This assignment is to warm up, to get
back into JAVA. No object oriented techniques are required (or useful) in this
assignment.
Up front: you MUST work with a JAVA IDE
(Integrated Development/Debugging/Design Environment), allowed are Netbeans or
Eclipse (if you want to use more exotic ones, please ask the TA). No, text
editors without debugging support are not allowed. In the future, we will work
on more complex tasks, which are way easier manageable with IDEs.

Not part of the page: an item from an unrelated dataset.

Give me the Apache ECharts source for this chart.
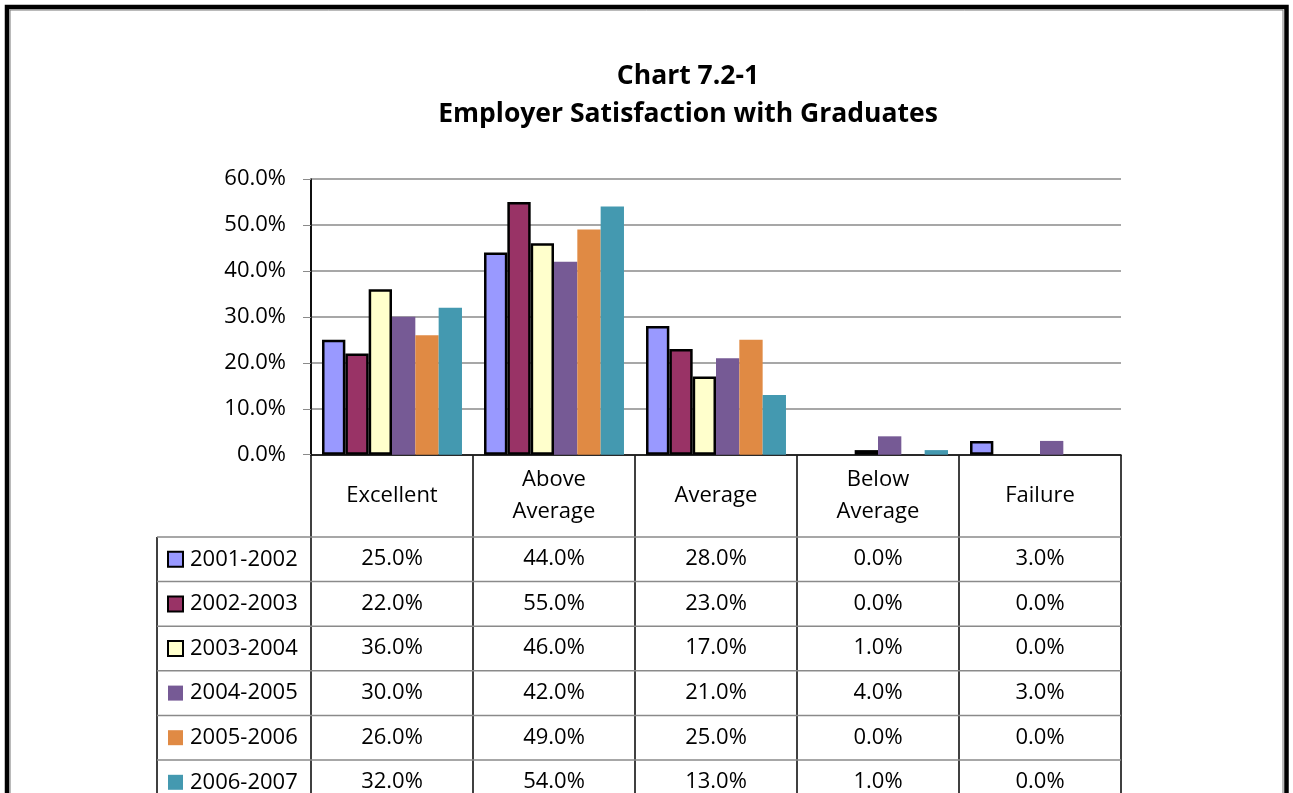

A little information about the task
first:
Aoccdrnig
to rscheearch at an Elingsh uinervtisy, it deosn't mttaer in waht oredr the
ltteers in a wrod are, olny taht the frist and lsat ltteres are at the rghit
pcleas. The rset can be a toatl mses and you can sitll raed it wouthit a
porbelm. Tihs is bcuseae we do not raed ervey lteter by ilstef, but the wrod as
a wlohe.
...so: when we are reading, mostly the
first and last letter are important, the rest can be pretty much scrambled. To
examine that statement, your task is to write a word scrambler.
·
Store about 10 sentences in
your program
·
Scramble the words randomly,
keeping only the first and last letter at their position.
·
Print the sentences
It might be helpful to look up the
following JAVA classes / methods:
·
String Tokenizer
·
java.util.Random
That's it already.
Score: 10 points
...of course you can get bonus points.
Bonus points are usually given for extraordinary work , which includes work
outside of topics explained in class. In this case:
·
3 bonus points for
scrambling a website: ask the user for a web address, load the website,
scramble the words and print them
·
3 bonus points for a
graphical user interface (we haven't handled that yet, but we will. In case you
want to prepare yourself, look it up how it works! For bonus points!
Enjoy!
Deadline: Thursday, Sept. 8, 11:59pm.